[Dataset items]
++++++++++++++++++++

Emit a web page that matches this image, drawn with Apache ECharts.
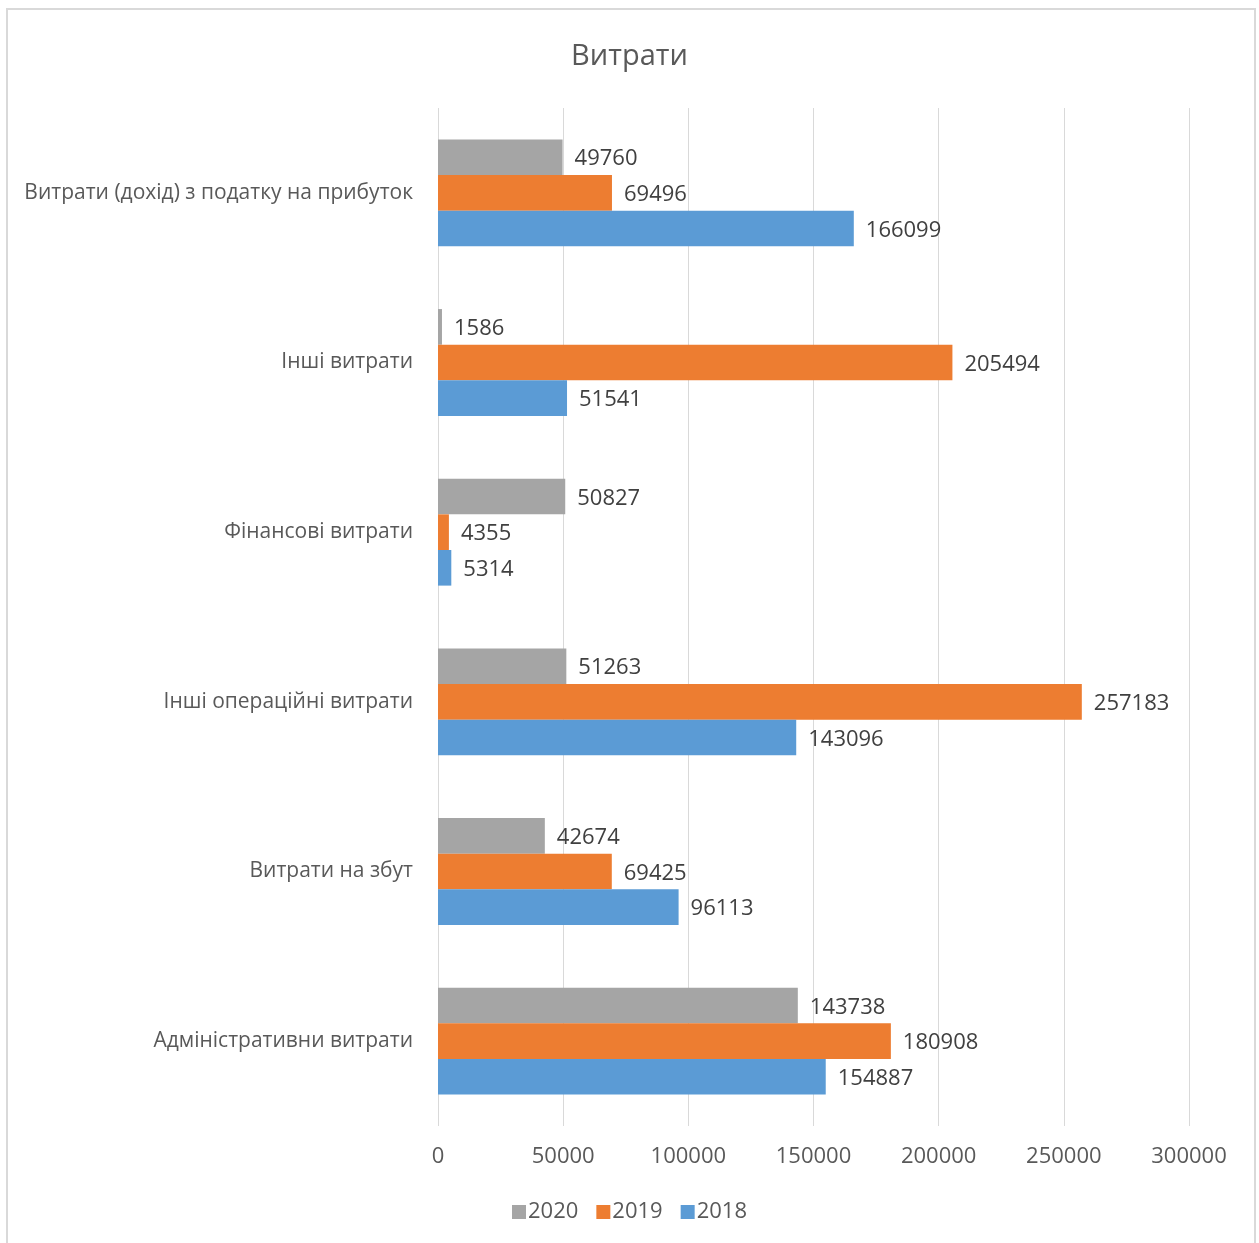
<!DOCTYPE html>
<html>
<head>
<meta charset="utf-8">
<script src="https://cdn.jsdelivr.net/npm/echarts@6/dist/echarts.min.js"></script>
<style>
html,body{margin:0;padding:0;background:#fff;}
#chart{width:1259px;height:1243px;}
</style>
</head>
<body>
<div id="chart"></div>
<script>
const categories = [
  'Адміністративни витрати',
  'Витрати на збут',
  'Інші операційні витрати',
  'Фінансові витрати',
  'Інші витрати',
  'Витрати (дохід) з податку на прибуток'
];
const values2018 = [154887, 96113, 143096, 5314, 51541, 166099];
const values2019 = [180908, 69425, 257183, 4355, 205494, 69496];
const values2020 = [143738, 42674, 51263, 50827, 1586, 49760];
const xTicks = { min: 0, max: 300000, interval: 50000 };

const FONT = 'Open Sans';
const labelStyle = {
  show: true, position: 'right', distance: 12, offset: [0, 2],
  color: '#404040', fontFamily: FONT, fontSize: 22
};
function mkSeries(name, data, color) {
  return {
    name: name, type: 'bar', data: data,
    barGap: '0%', barCategoryGap: '37%',
    itemStyle: { color: color },
    label: labelStyle,
    emphasis: { disabled: true }
  };
}

const chart = echarts.init(document.getElementById('chart'));
chart.setOption({
  animation: false,
  backgroundColor: '#fff',
  title: {
    text: 'Витрати', left: 'center', top: 37,
    textStyle: { color: '#595959', fontFamily: FONT, fontSize: 29, fontWeight: 'normal' }
  },
  graphic: [{
    type: 'rect', shape: { x: 7, y: 9, width: 1248, height: 1260 },
    style: { fill: 'none', stroke: '#d9d9d9', lineWidth: 2 }, silent: true
  }],
  legend: {
    data: ['2020', '2019', '2018'],
    bottom: 15, left: 'center',
    itemWidth: 14, itemHeight: 14, itemGap: 18,
    icon: 'rect',
    textStyle: { color: '#595959', fontFamily: FONT, fontSize: 22, padding: [0, 0, 0, -3] }
  },
  grid: { left: 438, right: 70, top: 108, bottom: 117, containLabel: false },
  xAxis: {
    type: 'value', min: xTicks.min, max: xTicks.max, interval: xTicks.interval,
    axisLine: { show: false }, axisTick: { show: false },
    splitLine: { show: true, lineStyle: { color: '#d9d9d9', width: 1 } },
    axisLabel: { color: '#595959', fontFamily: FONT, fontSize: 22, margin: 20,
      formatter: function (v) { return String(v); } }
  },
  yAxis: {
    type: 'category', data: categories,
    axisLine: { show: false }, axisTick: { show: false },
    axisLabel: { color: '#595959', fontFamily: FONT, fontSize: 21, margin: 25 }
  },
  series: [
    mkSeries('2020', values2020, '#A5A5A5'),
    mkSeries('2019', values2019, '#ED7D31'),
    mkSeries('2018', values2018, '#5B9BD5')
  ]
});
</script>
</body>
</html>
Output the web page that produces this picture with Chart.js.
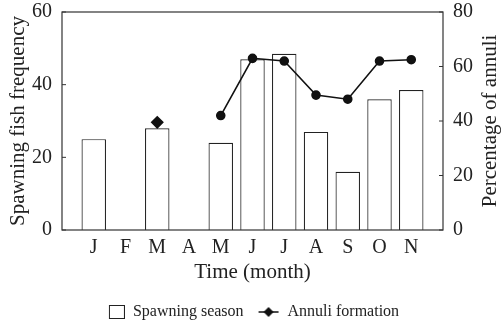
<!DOCTYPE html>
<html>
<head>
<meta charset="utf-8">
<script src="https://cdn.jsdelivr.net/npm/chart.js@4/dist/chart.umd.min.js"></script>
<style>
  html, body { margin: 0; padding: 0; background: #fff; }
  #wrap { width: 502px; height: 324px; }
</style>
</head>
<body>
<div id="wrap"><canvas id="chart"></canvas></div>
<script>
// months, padded with an empty slot at each end so the axis runs past J and N
const months = ['', 'J', 'F', 'M', 'A', 'M', 'J', 'J', 'A', 'S', 'O', 'N', ''];
const spawningFreq = [null, 25, 0, 28, 0, 24, 47, 48.5, 27, 16, 36, 38.5, null];
const annuliPct = [null, null, null, 39.5, null, 42, 63, 62, 49.5, 48, 62, 62.5, null];
const leftTicks = [0, 20, 40, 60];
const rightTicks = [0, 20, 40, 60, 80];

const serif = "'Liberation Serif', 'DejaVu Serif', serif";
const ink = '#222';

const makeIcon = (draw) => {
    const c = document.createElement('canvas');
    c.width = 22; c.height = 14;
    draw(c.getContext('2d'));
    return c;
}

const barIcon = makeIcon((g) => {
    g.fillStyle = '#fff';
    g.strokeStyle = ink;
    g.lineWidth = 1;
    g.fillRect(6.5, 0.5, 15, 13);
    g.strokeRect(6.5, 0.5, 15, 13);
});

const lineIcon = makeIcon((g) => {
    g.strokeStyle = '#111';
    g.lineWidth = 1.5;
    g.beginPath();
    g.moveTo(1, 7); g.lineTo(21, 7);
    g.stroke();
    g.fillStyle = '#111';
    g.beginPath();
    g.moveTo(11, 2); g.lineTo(16, 7); g.lineTo(11, 12); g.lineTo(6, 7);
    g.closePath();
    g.fill();
});

const frameBox = {
    id: 'frameBox',
    afterDatasetsDraw(chart) {
        const { ctx, chartArea: a } = chart;
        ctx.save();
        ctx.strokeStyle = '#333';
        ctx.lineWidth = 1.2;
        ctx.strokeRect(a.left, a.top, a.right - a.left, a.bottom - a.top);
        // short inward tick marks on both value axes
        ctx.lineWidth = 1;
        const yl = chart.scales.y, yr = chart.scales.y2;
        for (const v of leftTicks) {
            const p = yl.getPixelForValue(v);
            ctx.beginPath(); ctx.moveTo(a.left, p); ctx.lineTo(a.left + 4, p); ctx.stroke();
        }
        for (const v of rightTicks) {
            const p = yr.getPixelForValue(v);
            ctx.beginPath(); ctx.moveTo(a.right, p); ctx.lineTo(a.right - 4, p); ctx.stroke();
        }
        // right axis title, reading bottom to top like the left one
        ctx.translate(yr.right - 12, (a.top + a.bottom) / 2);
        ctx.rotate(-Math.PI / 2);
        ctx.fillStyle = ink;
        ctx.font = '21px ' + serif;
        ctx.textAlign = 'center';
        ctx.textBaseline = 'middle';
        ctx.fillText('Percentage of annuli', 0, 0);
        ctx.restore();
    }
};

const noPad = (s) => { s.paddingTop = 0; s.paddingBottom = 0; };

const createChart = () => {
    const ctx = document.getElementById('chart');
    new Chart(ctx, {
        data: {
            labels: months,
            datasets: [{
                type: 'line',
                label: 'Annuli formation',
                data: annuliPct,
                yAxisID: 'y2',
                borderColor: '#111',
                backgroundColor: '#111',
                borderWidth: 1.6,
                pointStyle: ['rectRot', 'rectRot', 'rectRot', 'rectRot', 'rectRot', 'circle', 'circle', 'circle', 'circle', 'circle', 'circle', 'circle', 'circle'],
                pointRadius: [4, 4, 4, 5.5, 4, 4, 4, 4, 4, 4, 4, 4, 4],
                spanGaps: false,
                order: 0
            }, {
                type: 'bar',
                label: 'Spawning season',
                data: spawningFreq,
                yAxisID: 'y',
                backgroundColor: '#fff',
                borderColor: ink,
                borderWidth: 1.2,
                categoryPercentage: 1,
                barPercentage: 0.77,
                order: 1
            }]
        },
        options: {
            responsive: true,
            maintainAspectRatio: false,
            animation: false,
            layout: { padding: { top: 12, left: 0, right: 0, bottom: -6 } },
            plugins: {
                tooltip: { enabled: false },
                legend: {
                    position: 'bottom',
                    labels: {
                        usePointStyle: true,
                        pointStyleWidth: 22,
                        font: { family: serif, size: 16 },
                        color: ink,
                        padding: 14,
                        generateLabels: () => [
                            { text: 'Spawning season', pointStyle: barIcon, fontColor: ink, lineWidth: 0, strokeStyle: 'transparent', fillStyle: 'transparent' },
                            { text: 'Annuli formation', pointStyle: lineIcon, fontColor: ink, lineWidth: 0, strokeStyle: 'transparent', fillStyle: 'transparent' }
                        ]
                    }
                }
            },
            scales: {
                x: {
                    offset: false,
                    afterFit: (s) => { s.height = 60; },
                    grid: { display: false, offset: false },
                    border: { display: false },
                    ticks: { color: ink, font: { family: serif, size: 20 }, padding: -2, maxRotation: 0, autoSkip: false },
                    title: { display: true, text: 'Time (month)', color: ink, font: { family: serif, size: 21 }, padding: { top: 0, bottom: 5 } }
                },
                y: {
                    position: 'left',
                    min: 0, max: 60,
                    afterFit: (s) => { s.width = 62; noPad(s); },
                    afterBuildTicks: (s) => { s.ticks = leftTicks.map(v => ({ value: v })); },
                    grid: { display: false },
                    border: { display: false },
                    ticks: { color: ink, font: { family: serif, size: 20 }, padding: 2 },
                    title: { display: true, text: 'Spawning fish frequency', color: ink, font: { family: serif, size: 21 }, padding: { top: 6, bottom: 0 } }
                },
                y2: {
                    position: 'right',
                    min: 0, max: 80,
                    afterFit: (s) => { s.width = 59; noPad(s); },
                    afterBuildTicks: (s) => { s.ticks = rightTicks.map(v => ({ value: v })); },
                    grid: { display: false },
                    border: { display: false },
                    ticks: { color: ink, font: { family: serif, size: 20 }, padding: 2 }
                }
            }
        },
        plugins: [frameBox]
    });
}

createChart();
</script>
</body>
</html>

++++++++++++++++++++

- What is asked -
Reproduce the records above from their first line to the line bearing "300000, interval: 50000", both ends included, leaving every picture out.

- Output for this task -
Emit a web page that matches this image, drawn with Apache ECharts.
<!DOCTYPE html>
<html>
<head>
<meta charset="utf-8">
<script src="https://cdn.jsdelivr.net/npm/echarts@6/dist/echarts.min.js"></script>
<style>
html,body{margin:0;padding:0;background:#fff;}
#chart{width:1259px;height:1243px;}
</style>
</head>
<body>
<div id="chart"></div>
<script>
const categories = [
  'Адміністративни витрати',
  'Витрати на збут',
  'Інші операційні витрати',
  'Фінансові витрати',
  'Інші витрати',
  'Витрати (дохід) з податку на прибуток'
];
const values2018 = [154887, 96113, 143096, 5314, 51541, 166099];
const values2019 = [180908, 69425, 257183, 4355, 205494, 69496];
const values2020 = [143738, 42674, 51263, 50827, 1586, 49760];
const xTicks = { min: 0, max: 300000, interval: 50000 };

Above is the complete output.